Following the collection of pics and video across the desert, I took the wheel at Waiouru and aimed the big Fuzz south. That leg would give me some good ups and downs and allow the Fuso to tell me all about itself. The truck pottered down the lane, and out onto the nation’s first highway.

Kurtis made a point about the cab being non-spec, with more sound-deadening in the production units, yet I thought it was perfectly acceptable. She quietly picked up ground, and I was instantly reacquainted with what a lovely piece of kit the ShiftPilot G330 (Mercedes- Benz Power Shift-3) 12-speed AMT is. Load-wise, we were about 48 tonnes as the 50MAX paperwork hadn’t turned up (a bit of a thing of recent by all accounts), and the Fuso had no issue getting up to road speed, pulling strong through that critical 70 to 90kph bit.
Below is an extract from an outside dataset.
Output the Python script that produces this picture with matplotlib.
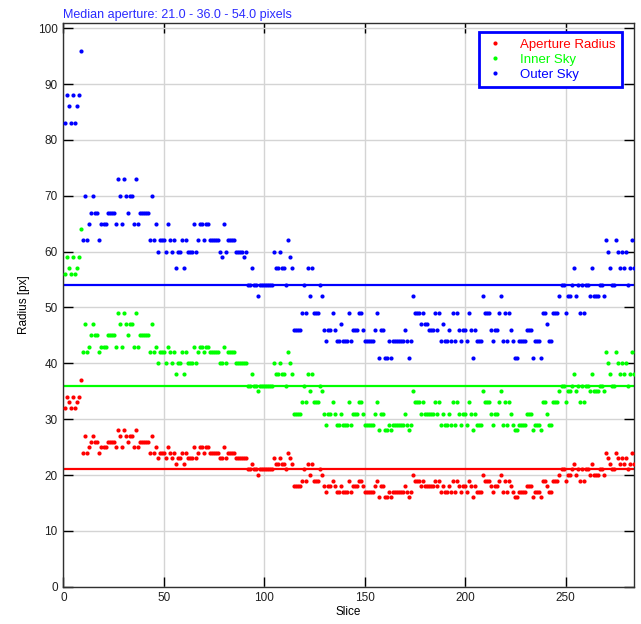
import numpy as np
import matplotlib
matplotlib.use("Agg")
from matplotlib import pyplot as plt

# values, one per slice (slice 1 .. 284)
aperture_radius = [
    32, 34, 33, 32, 34, 32, 33, 34, 37, 24,
    27, 24, 25, 26, 27, 26, 26, 24, 25, 25,
    25, 26, 26, 26, 26, 25, 28, 27, 25, 28,
    27, 26, 27, 27, 25, 28, 25, 26, 26, 26,
    26, 26, 24, 27, 24, 25, 23, 24, 24, 24,
    23, 25, 24, 23, 24, 22, 23, 23, 24, 22,
    24, 23, 23, 23, 25, 23, 24, 25, 25, 24,
    25, 25, 24, 24, 24, 24, 24, 23, 23, 25,
    23, 24, 24, 24, 24, 23, 23, 23, 23, 23,
    23, 21, 21, 22, 21, 21, 20, 21, 21, 21,
    21, 21, 21, 21, 23, 22, 22, 23, 22, 22,
    21, 24, 23, 22, 18, 18, 18, 18, 19, 21,
    19, 22, 20, 22, 19, 19, 19, 21, 20, 18,
    17, 18, 18, 19, 18, 17, 17, 18, 17, 17,
    17, 19, 17, 18, 18, 18, 19, 19, 18, 17,
    17, 17, 17, 17, 18, 19, 16, 18, 18, 16,
    16, 17, 16, 17, 17, 17, 17, 17, 17, 18,
    17, 16, 17, 20, 19, 19, 19, 18, 19, 18,
    18, 18, 18, 18, 19, 18, 19, 17, 18, 17,
    17, 18, 17, 19, 17, 19, 18, 17, 18, 18,
    17, 19, 18, 16, 18, 17, 17, 17, 20, 19,
    19, 19, 18, 17, 18, 18, 19, 20, 17, 19,
    17, 19, 18, 17, 16, 16, 17, 17, 17, 17,
    18, 18, 18, 16, 17, 17, 17, 16, 19, 19,
    18, 17, 17, 19, 19, 19, 20, 21, 21, 19,
    20, 20, 21, 22, 20, 21, 19, 21, 19, 21,
    21, 20, 22, 20, 20, 20, 21, 21, 20, 24,
    23, 22, 21, 21, 24, 23, 22, 23, 22, 23,
    21, 22, 24, 22,
]

inner_sky = [
    56, 59, 57, 56, 59, 56, 57, 59, 64, 42,
    47, 42, 43, 45, 47, 45, 45, 42, 43, 43,
    43, 45, 45, 45, 45, 43, 49, 47, 43, 49,
    47, 45, 47, 47, 43, 49, 43, 45, 45, 45,
    45, 45, 42, 47, 42, 43, 40, 42, 42, 42,
    40, 43, 42, 40, 42, 38, 40, 40, 42, 38,
    42, 40, 40, 40, 43, 40, 42, 43, 43, 42,
    43, 43, 42, 42, 42, 42, 42, 40, 40, 43,
    40, 42, 42, 42, 42, 40, 40, 40, 40, 40,
    40, 36, 36, 38, 36, 36, 35, 36, 36, 36,
    36, 36, 36, 36, 40, 38, 38, 40, 38, 38,
    36, 42, 40, 38, 31, 31, 31, 31, 33, 36,
    33, 38, 35, 38, 33, 33, 33, 36, 35, 31,
    29, 31, 31, 33, 31, 29, 29, 31, 29, 29,
    29, 33, 29, 31, 31, 31, 33, 33, 31, 29,
    29, 29, 29, 29, 31, 33, 28, 31, 31, 28,
    28, 29, 28, 29, 29, 29, 29, 29, 29, 31,
    29, 28, 29, 35, 33, 33, 33, 31, 33, 31,
    31, 31, 31, 31, 33, 31, 33, 29, 31, 29,
    29, 31, 29, 33, 29, 33, 31, 29, 31, 31,
    29, 33, 31, 28, 31, 29, 29, 29, 35, 33,
    33, 33, 31, 29, 31, 31, 33, 35, 29, 33,
    29, 33, 31, 29, 28, 28, 29, 29, 29, 29,
    31, 31, 31, 28, 29, 29, 29, 28, 33, 33,
    31, 29, 29, 33, 33, 33, 35, 36, 36, 33,
    35, 35, 36, 38, 35, 36, 33, 36, 33, 36,
    36, 35, 38, 35, 35, 35, 36, 36, 35, 42,
    40, 38, 36, 36, 42, 40, 38, 40, 38, 40,
    36, 38, 42, 38,
]

outer_sky = [
    83, 88, 86, 83, 88, 83, 86, 88, 96, 62,
    70, 62, 65, 67, 70, 67, 67, 62, 65, 65,
    65, 67, 67, 67, 67, 65, 73, 70, 65, 73,
    70, 67, 70, 70, 65, 73, 65, 67, 67, 67,
    67, 67, 62, 70, 62, 65, 60, 62, 62, 62,
    60, 65, 62, 60, 62, 57, 60, 60, 62, 57,
    62, 60, 60, 60, 65, 60, 62, 65, 65, 62,
    65, 65, 62, 62, 62, 62, 62, 60, 59, 65,
    60, 62, 62, 62, 62, 60, 60, 60, 60, 59,
    60, 54, 54, 57, 54, 54, 52, 54, 54, 54,
    54, 54, 54, 54, 60, 57, 57, 60, 57, 57,
    54, 62, 59, 57, 46, 46, 46, 46, 49, 54,
    49, 57, 52, 57, 49, 49, 49, 54, 52, 46,
    44, 46, 46, 49, 46, 44, 44, 47, 44, 44,
    44, 49, 44, 46, 46, 46, 49, 49, 46, 44,
    44, 44, 44, 44, 46, 49, 41, 46, 46, 41,
    41, 44, 41, 44, 44, 44, 44, 44, 44, 46,
    44, 41, 44, 52, 49, 49, 49, 47, 49, 47,
    47, 46, 46, 46, 49, 46, 49, 44, 47, 44,
    44, 46, 44, 49, 44, 49, 46, 44, 46, 46,
    44, 49, 46, 41, 46, 44, 44, 44, 52, 49,
    49, 49, 46, 44, 46, 46, 49, 52, 44, 49,
    44, 49, 46, 44, 41, 41, 44, 44, 44, 44,
    46, 46, 46, 41, 44, 44, 44, 41, 49, 49,
    47, 44, 44, 49, 49, 49, 52, 54, 54, 49,
    52, 52, 54, 57, 52, 54, 49, 54, 49, 54,
    54, 52, 57, 52, 52, 52, 54, 54, 52, 62,
    60, 57, 54, 54, 62, 60, 57, 60, 57, 60,
    54, 57, 62, 57,
]

medians = [21.0, 36.0, 54.0]
labels = ['Aperture Radius', 'Inner Sky', 'Outer Sky']
colors = ['#ff0000', '#00ff00', '#0000ff']

plt.rcParams['font.family'] = ['Liberation Sans', 'DejaVu Sans']

slices = np.arange(1, len(aperture_radius) + 1)

fig = plt.figure(figsize=(6.41, 6.24), dpi=100)
ax = fig.add_axes([0.0988, 0.0598, 0.89, 0.9038])

for values, label, color, med in zip([aperture_radius, inner_sky, outer_sky], labels, colors, medians):
    ax.plot(slices, values, linestyle='none', marker='o', markersize=3.0,
            markeredgewidth=0, color=color, label=label, zorder=3)
    ax.axhline(med, color=color, linewidth=1.6, zorder=2)

ax.set_xlim(0, 284)
ax.set_ylim(0, 101)
ax.set_xticks(np.arange(0, 251, 50))
ax.set_yticks(np.arange(0, 101, 10))
ax.grid(True, color='#d4d4d4', linewidth=1.0, zorder=0)
ax.set_axisbelow(True)
ax.tick_params(direction='in', top=True, right=True, length=7, width=1,
               labelsize=8.5, labelcolor='#202020', pad=4)
for spine in ax.spines.values():
    spine.set_color('#303030')
    spine.set_linewidth(1.0)

ax.set_xlabel('Slice', fontsize=8.5, labelpad=1)
ax.set_ylabel('Radius [px]', fontsize=8.5, labelpad=6)

ax.text(0, 1.008, 'Median aperture: %.1f - %.1f - %.1f pixels' % tuple(medians),
        transform=ax.transAxes, color='#2a2aff', fontsize=9, va='baseline', ha='left')

leg = ax.legend(loc='upper right', bbox_to_anchor=(0.9795, 0.9835), borderaxespad=0,
                fontsize=9.5, fancybox=False, framealpha=1, edgecolor='#0000ff',
                labelcolor='linecolor', handlelength=1.4, handletextpad=1.2,
                borderpad=0.5, labelspacing=0.2, markerscale=1.0)
leg.get_frame().set_linewidth(2)

fig.savefig('out.png', dpi=100)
The first assignment was the Taihape Divi and setting the unit up for the descent at the top meant two feathery taps on the brake en route to the first plateaux three- quarters of the way down and one more tap on the last bit. Pulling the three-stage Jacobs engine brake into the rear- most slot tells the truck you’re serious about retardation and invokes downshifts until you let it know where you want it via the brake pedal. Hold back at full noise is line-ball with power output when the tach needle is at 2300rpm. It’s not a retarder, so sailing off the summit at 80kph loaded will result in severe brake fade by the bottom. However, descend with a fragment of concern for your fellow countryfolk, and the Jacobs is indeed a great tool.

Motoring along the flat county south of Taihape, the Fuso felt great with eco- roll cutting in regularly to help keep the motion lotion account as low as possible. It was lovely to steer, rock solid under brakes, and surefooted towing the big impeccably behaved Matt Gillies trollies on hook.
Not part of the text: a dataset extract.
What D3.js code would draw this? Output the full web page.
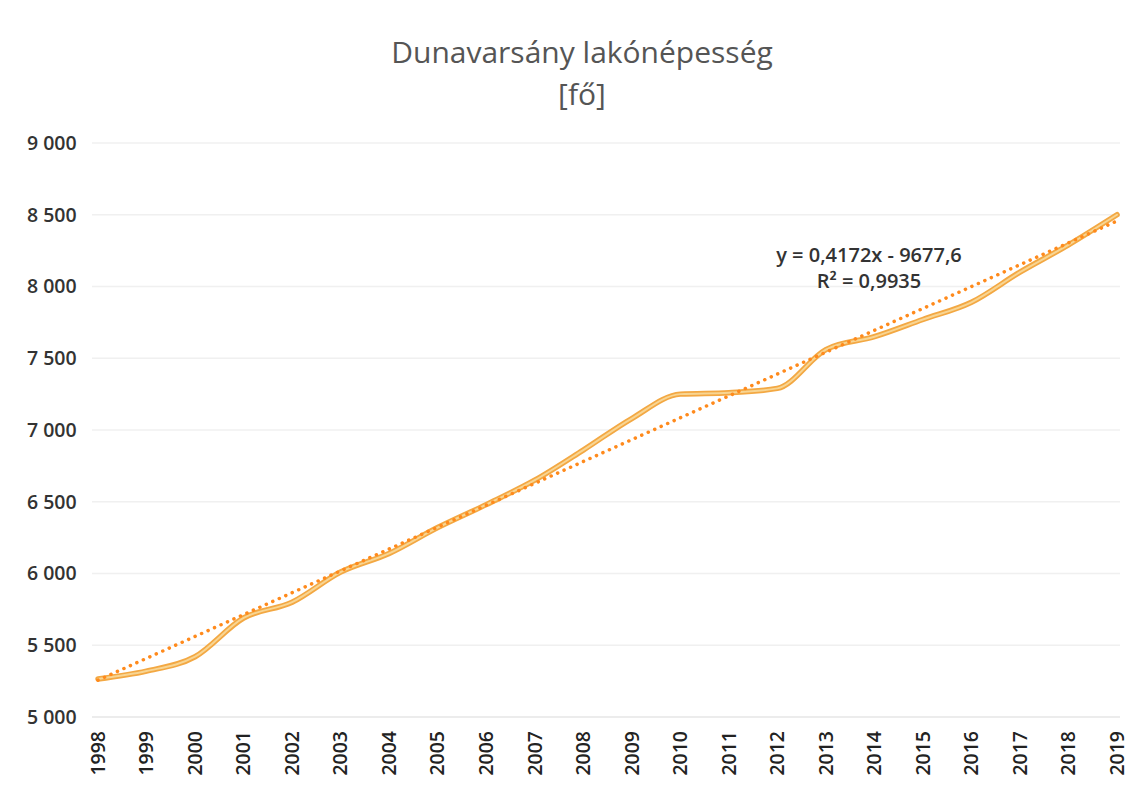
<!DOCTYPE html>
<html>
<head>
<meta charset="utf-8">
<script src="https://cdn.jsdelivr.net/npm/d3@7"></script>
<style>
  html, body { margin: 0; padding: 0; background: #ffffff; }
  svg { display: block; }
</style>
</head>
<body>
<svg id="chart" width="1133" height="791"></svg>
<script>
// ---- data ----
const years = [1998,1999,2000,2001,2002,2003,2004,2005,2006,2007,2008,2009,2010,2011,2012,2013,2014,2015,2016,2017,2018,2019];
const population = [5265,5320,5420,5690,5800,6010,6140,6320,6480,6650,6860,7080,7250,7260,7290,7560,7650,7770,7890,8100,8290,8500];
const yTicks = [5000,5500,6000,6500,7000,7500,8000,8500,9000];
const trendSlope = 0.4172;
const trendIntercept = -9677.6;
const titleLines = ["Dunavarsány lakónépesség", "[fő]"];
const equationLines = ["y = 0,4172x - 9677,6", "R² = 0,9935"];

// ---- layout ----
const svg = d3.select("#chart");
const x = d3.scalePoint().domain(years).range([98, 1117]);
const y = d3.scaleLinear().domain([5000, 9000]).range([717, 143]);

// gridlines
svg.append("g").selectAll("line").data(yTicks).join("line")
  .attr("x1", 92).attr("x2", 1120)
  .attr("y1", d => y(d)).attr("y2", d => y(d))
  .attr("stroke", d => d === 5000 ? "#e6e6e6" : "#f0f0f0")
  .attr("stroke-width", 1.3);

// y axis labels
const fmt = d => d3.format(",")(d).replace(/,/g, " ");
svg.append("g").selectAll("text").data(yTicks).join("text")
  .attr("x", 27).attr("y", d => y(d))
  .attr("dy", "0.35em")
  .attr("font-family", "'Open Sans', 'Noto Sans', sans-serif")
  .attr("font-size", 19.5).attr("font-weight", 600)
  .attr("fill", "#333")
  .text(fmt);

// x axis labels (rotated)
svg.append("g").selectAll("text").data(years).join("text")
  .attr("transform", d => `translate(${x(d)},731) rotate(-90)`)
  .attr("text-anchor", "end")
  .attr("dy", "0.35em")
  .attr("font-family", "'Open Sans', 'Noto Sans', sans-serif")
  .attr("font-size", 19.5).attr("font-weight", 600)
  .attr("fill", "#222")
  .text(d => d);

// data line
const pts = years.map((yr, i) => [yr, population[i]]);
const line = d3.line().x(d => x(d[0])).y(d => y(d[1])).curve(d3.curveMonotoneX);
svg.append("path").datum(pts).attr("d", line)
  .attr("fill", "none").attr("stroke", "#F3A843").attr("stroke-width", 5.5)
  .attr("stroke-linejoin", "round").attr("stroke-linecap", "round");
svg.append("path").datum(pts).attr("d", line)
  .attr("fill", "none").attr("stroke", "#F8D592").attr("stroke-width", 2)
  .attr("stroke-linejoin", "round").attr("stroke-linecap", "round");

// trendline (Excel date serial as x)
const serial = yr => (Date.UTC(yr, 0, 1) - Date.UTC(1899, 11, 30)) / 86400000;
const trendPts = [years[0], years[years.length - 1]].map(yr => [yr, trendSlope * serial(yr) + trendIntercept]);
svg.append("path").datum(trendPts)
  .attr("d", d3.line().x(d => x(d[0])).y(d => y(d[1])))
  .attr("fill", "none").attr("stroke", "#FF8A1C").attr("stroke-width", 3.5)
  .attr("stroke-dasharray", "0.1 7").attr("stroke-linecap", "round");

// title
svg.append("g").selectAll("text").data(titleLines).join("text")
  .attr("x", 582).attr("y", (d, i) => 63 + i * 42)
  .attr("text-anchor", "middle")
  .attr("font-family", "'Open Sans', 'Noto Sans', sans-serif")
  .attr("font-size", 30)
  .attr("fill", "#555")
  .text(d => d);

// equation
svg.append("g").selectAll("text").data(equationLines).join("text")
  .attr("x", 869).attr("y", (d, i) => 262 + i * 26)
  .attr("text-anchor", "middle")
  .attr("font-family", "'Open Sans', 'Noto Sans', sans-serif")
  .attr("font-size", 20).attr("font-weight", 600)
  .attr("fill", "#333")
  .text(d => d);
</script>
</body>
</html>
We said in the 11-litre launch that the transmission made the driveline. But this is a proper unified package, like the Whetton or Franks brothers, meaning both motor and trans get the best out of each other.

Back to the trans, there are four modes: A-economy, A-standard, A-power, and manual, of course. AMTs are all about knowing what they have to offer, throttle control, and timed intervention. If you know your turf, leave it in A-economy and use the kick-down off the throttle and/ or paddle tapping to deal with the serious moments in your driving day. That’s what I did as I launched her at the Mangaweka Divi. To keep the road speed up, I used the throttle kick-down to induce the silky 0.6-second downshifts at 1600rpm rather than economy’s 1200rpm. It worked a treat, and she eventually settled in ninth gear, 1250rpm, and 37kph, dipping on the last nip before the end of the cutting to 34kph. Believe me, this gig is ‘happy as’ in the bottom end and will just wander off with zero fuss from 1100rpm once the terrain allows.

Rear of the transmission, there’s air suspension with a beefier D12 LSD axle set also, so weight-bearing capability and traction are all enhanced. What the Fuso won’t come with is that lazy half a tonne of tare the Euros tend to drag around so, at 50, and even 54 tonnes in the right settings, it’s going to entice a second or third look for any prospective bill payer or bill payer’s ‘beanie’.

Inside, it’s the ‘Fucedes- Benz’ interior, meaning very much a family feel in terms of dash, controls, and steering wheel. The abundance of cab space that would be available is, of course, consumed with that ‘wonderful’ sea of plastic so loved by the truck’s homeland people.

The Fuso NZ mantra for the range is “Looking after our own”, and the company makes much of its ability to now engage in platform safety systems. Lane Departure, Electronic Stability Control, Active Emergency Brake Assist (ABAS-5 now too FYI), and Driver Assistance monitoring are all there, as is Side Guard assist in the new truck, effective over the entire 23m length which, according to Kurtis Andrews, is a first. Other coolness includes a smaller, lighter SCR muffler and auto high/low beam.

In terms of what and when? The 6x4s will be first off the rank pretty much now, and the 8×4 early in 2022. All models in the range will come with the 63-tonne GCM.

And we have the bully on launch specials too. A truck of similar in spec to the beast we drove will come in a hair under $200K with the five year, 500,000km conditional warranty. ‘Crikey!’

Thoughts?

We jump out for a bite of lunch with Skip and Ian in Hunterville, and hugely grateful for a blat that’s for sure. How yuck would it have been to be under impressed with a truck you’d been hanging out for. Lucky then, the plain-Jane evaluation unit parked outside the window left us absolutely frothing for more. Fuso has a genuine 500hp 13-litre in camp with all the safety fruit, and an 8×4 on the way. We haven’t had an injection of spice like this in the market for a while, so bring it on.

We can hardly wait to get our hands on a real New Zealand one, all tarted up, with a slick inside. All that’s left to say is, until Hino and Isuzu play their next-generation cards, Fuso, it appears to be yours for the taking.